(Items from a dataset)

________________________________________

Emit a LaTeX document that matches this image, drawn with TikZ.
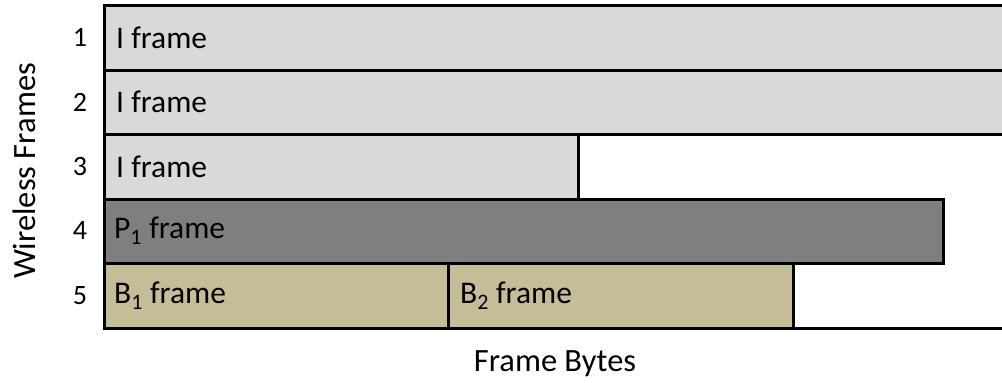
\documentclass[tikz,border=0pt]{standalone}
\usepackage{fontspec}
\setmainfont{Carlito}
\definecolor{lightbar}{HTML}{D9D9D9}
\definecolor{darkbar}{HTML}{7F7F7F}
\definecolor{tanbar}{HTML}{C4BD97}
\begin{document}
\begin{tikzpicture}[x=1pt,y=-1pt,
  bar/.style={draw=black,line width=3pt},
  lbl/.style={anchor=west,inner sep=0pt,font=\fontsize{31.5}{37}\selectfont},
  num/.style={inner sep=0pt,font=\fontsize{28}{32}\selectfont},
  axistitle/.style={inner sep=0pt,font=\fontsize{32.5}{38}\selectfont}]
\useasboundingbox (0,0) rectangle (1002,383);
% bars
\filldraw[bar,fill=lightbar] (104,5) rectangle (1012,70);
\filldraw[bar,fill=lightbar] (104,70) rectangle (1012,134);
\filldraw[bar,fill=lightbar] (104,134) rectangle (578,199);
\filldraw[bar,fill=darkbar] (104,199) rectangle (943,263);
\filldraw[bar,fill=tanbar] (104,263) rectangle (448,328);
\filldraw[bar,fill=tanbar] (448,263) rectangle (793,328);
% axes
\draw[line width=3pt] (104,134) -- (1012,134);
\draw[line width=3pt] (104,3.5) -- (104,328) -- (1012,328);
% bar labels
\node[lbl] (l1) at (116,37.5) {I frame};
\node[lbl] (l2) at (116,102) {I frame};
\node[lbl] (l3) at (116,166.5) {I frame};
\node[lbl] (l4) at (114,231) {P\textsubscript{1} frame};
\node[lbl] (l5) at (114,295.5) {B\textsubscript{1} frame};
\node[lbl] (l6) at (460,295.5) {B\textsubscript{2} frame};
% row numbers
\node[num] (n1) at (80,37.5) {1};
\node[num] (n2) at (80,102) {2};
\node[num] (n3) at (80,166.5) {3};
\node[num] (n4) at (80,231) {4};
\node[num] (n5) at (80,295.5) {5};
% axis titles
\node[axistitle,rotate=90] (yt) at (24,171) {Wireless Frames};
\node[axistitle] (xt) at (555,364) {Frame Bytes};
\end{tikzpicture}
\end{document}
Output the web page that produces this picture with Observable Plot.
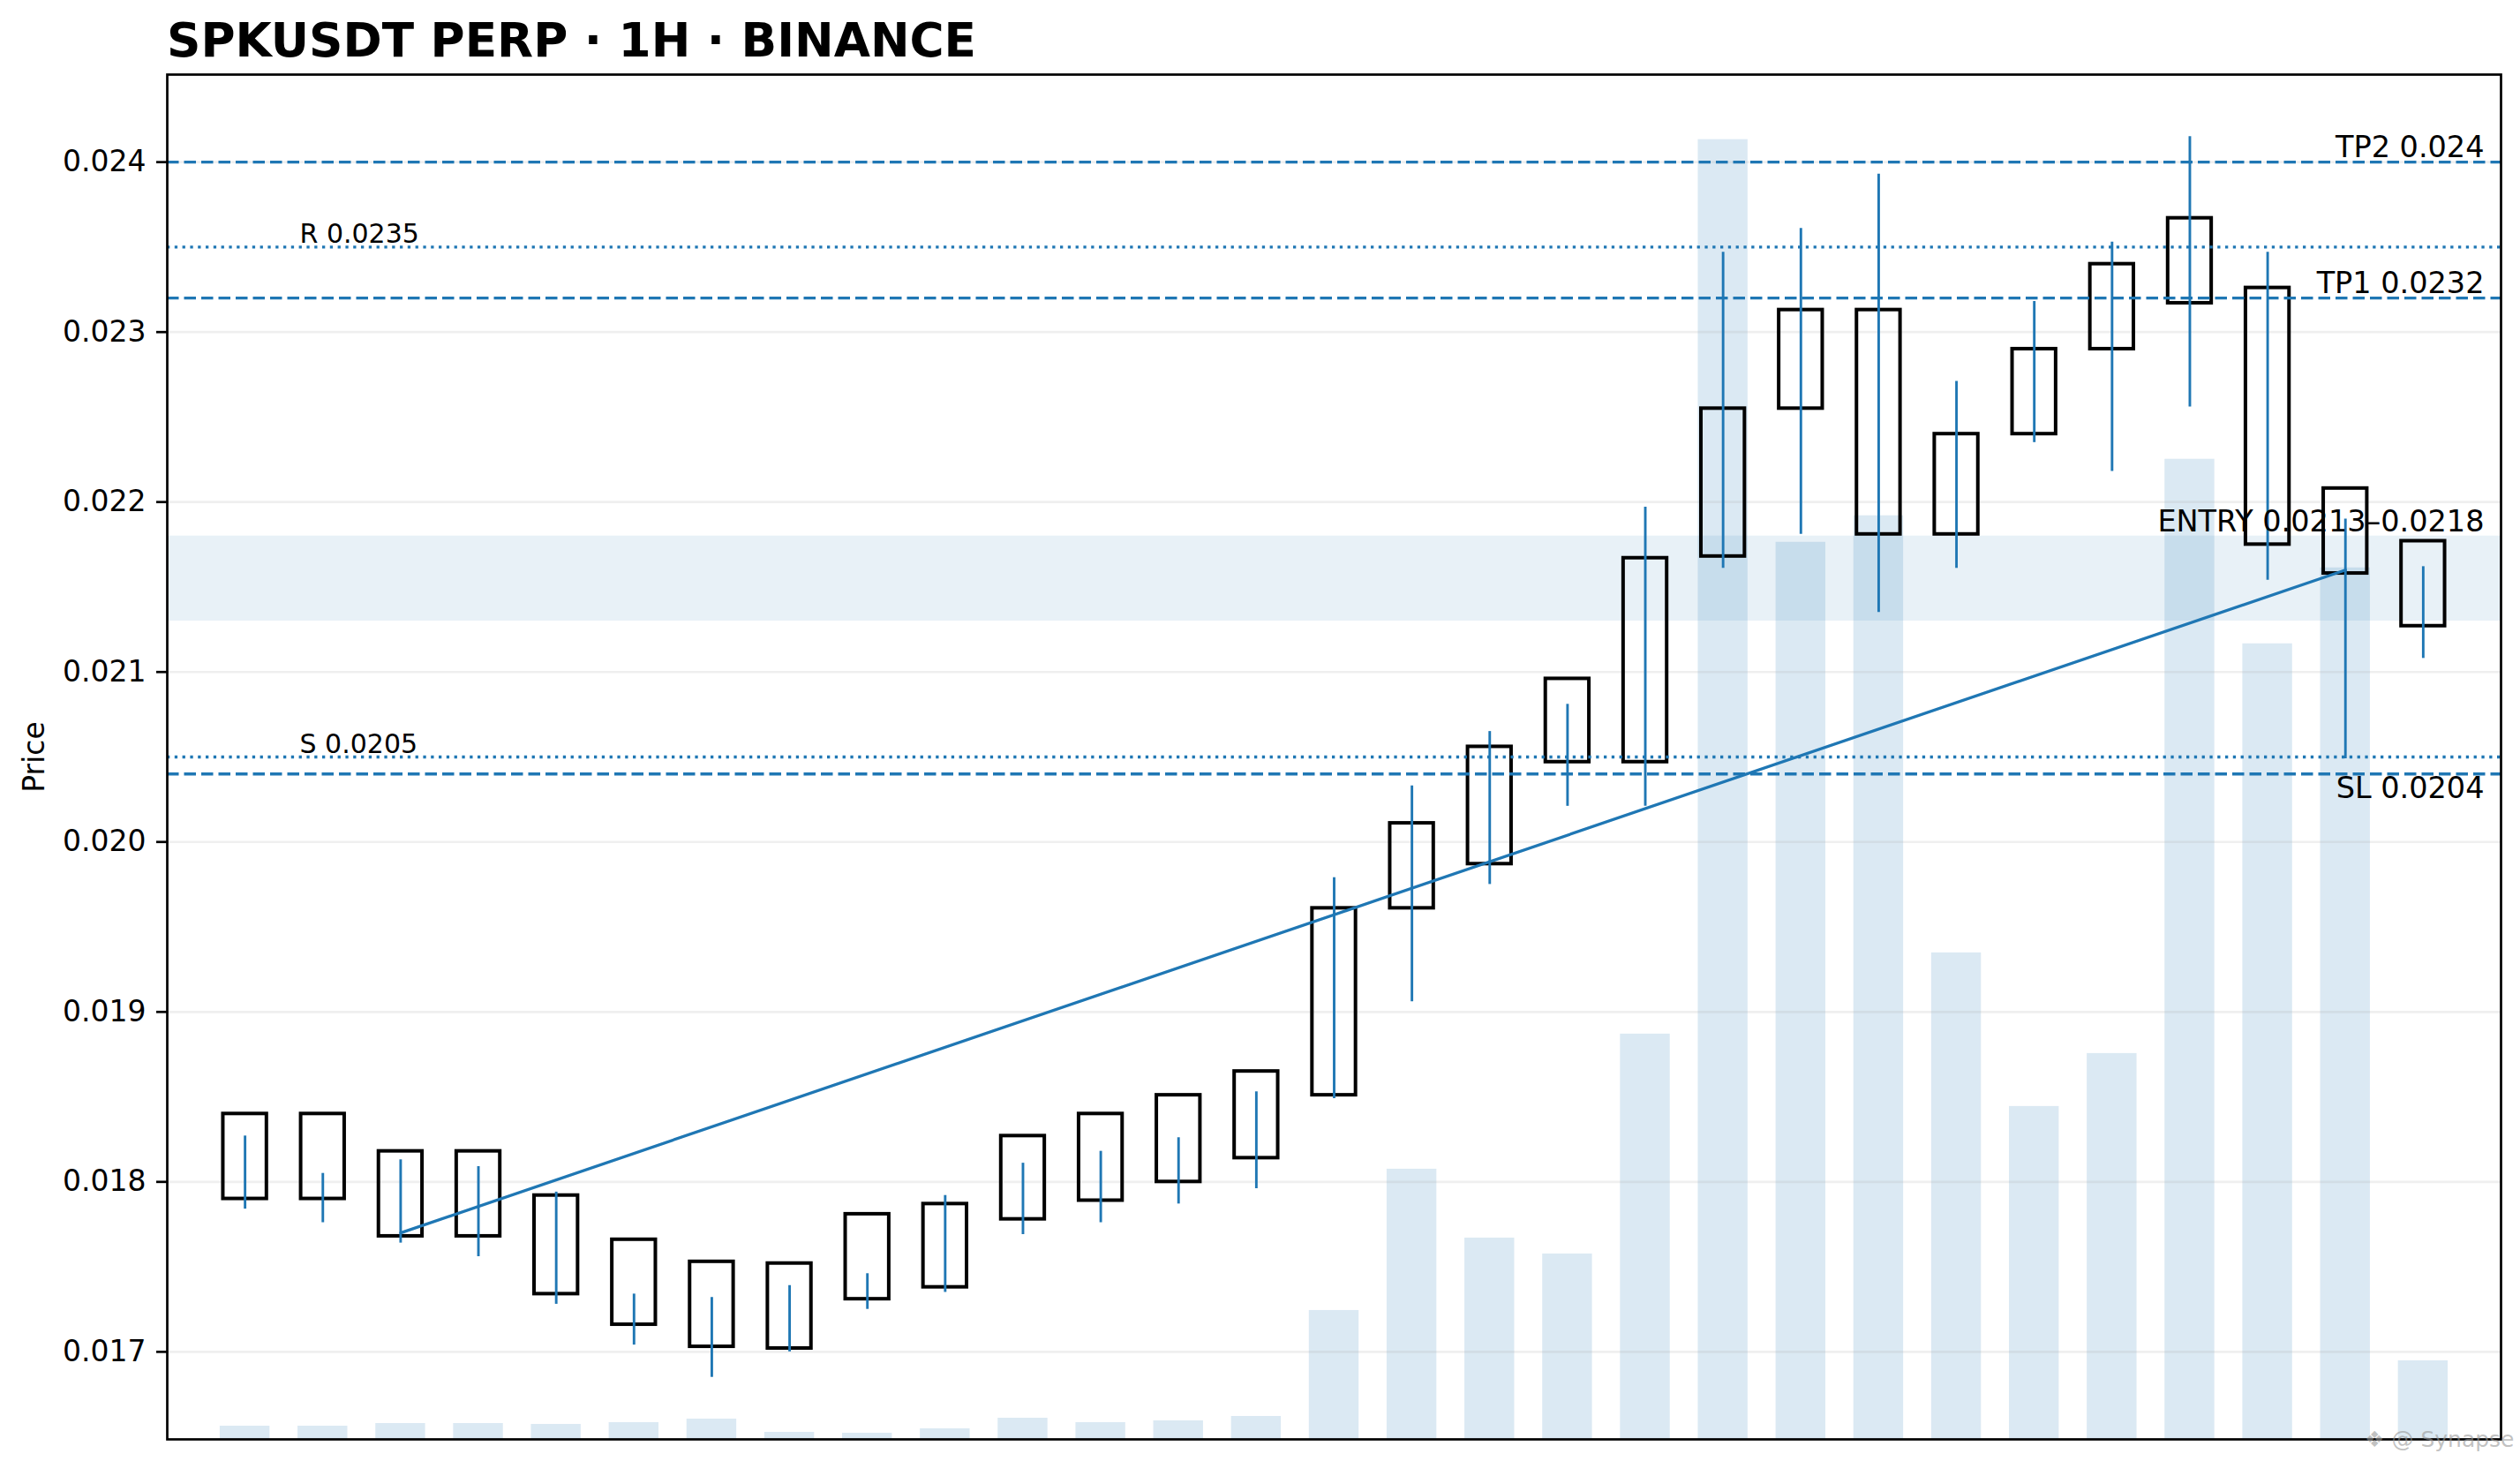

________________________________________

Requirements ▸ Go through the records and show every line with the string "this" in it.

Correct output ▸
Emit a LaTeX document that matches this image, drawn with TikZ.
Output the web page that produces this picture with Observable Plot.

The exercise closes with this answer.